Kerelawanan untuk Kependudukan

/
0 Comments
Oleh:
Ahmad Hamdani




Sebuah Pendahuluan
Tujuh puluh tahun sudah Indonesia dinyatakan sebagai negara yang merdeka. Hiruk pikuk, pahit manis kehidupan masyarakat mewarnai negeri ini. Jika diibaratkan sebagai usia manusia, tujuh puluh tahun merupakan masa dimana seseorang akan menuai hasil dari kerja kerasnya. Masa dimana segala kesusahan sudah terlewati dan berganti dengan kenikmatan. Namun, bagaimana dengan bangsa kita? Hingga saat ini, Indonesia masih menyisakan beragam masalah kependudukan.
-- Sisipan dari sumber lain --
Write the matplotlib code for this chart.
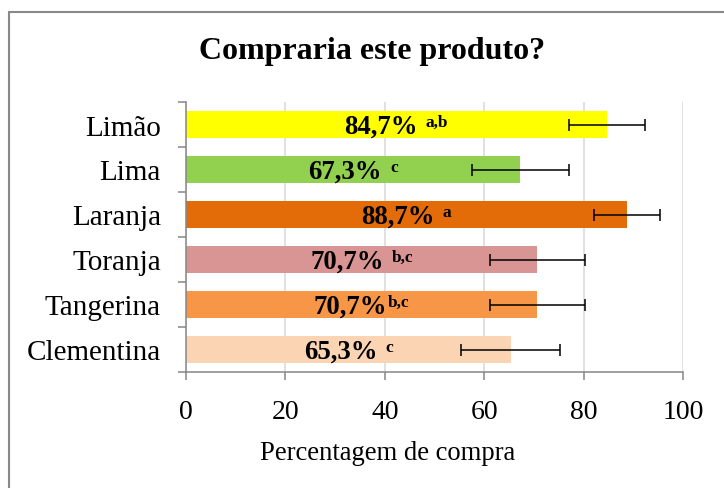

Belenggu kemiskinan, masih berada pada kubangan keterbelakangan, hingga dilabeli sebagai negara korup. Kemiskinan, keterbelakangan, dan citra negara korup ibarat paket lengkap yang cukup untuk mendeskripsikan keterpurukan Indonesia. Ketiga hal tersebut sejatinya bukan lagi masalah lokal, melainkan sudah menjadi fenomena nasional yang mempengaruhi kehidupan berbangsa dan bernegara.
Begitu banyak teori yang menyebutkan penduduk sebagai salah satu faktor strategis dalam mendukung pembangunan nasional. Teori-teori tersebut sungguh telah mencerminkan bahwa penduduk adalah subyek dan obyek pembangunan. Posisi penduduk sebagai subyek adalah dalam rangka menjadi mesin penggerak pembangunan, oleh karena itu penduduk harus dibina dan ditingkatkan kualitasnya. Adapun posisi penduduk sebagai obyek, artinya pembangunan harus dapat dinikmati oleh masyarakat. Dengan demikian, pembangunan harus diperhitungkan dengan seksama dan memperhatikan kemampuan penduduk, sehingga masyarakat mampu berpartisipasi secara aktif.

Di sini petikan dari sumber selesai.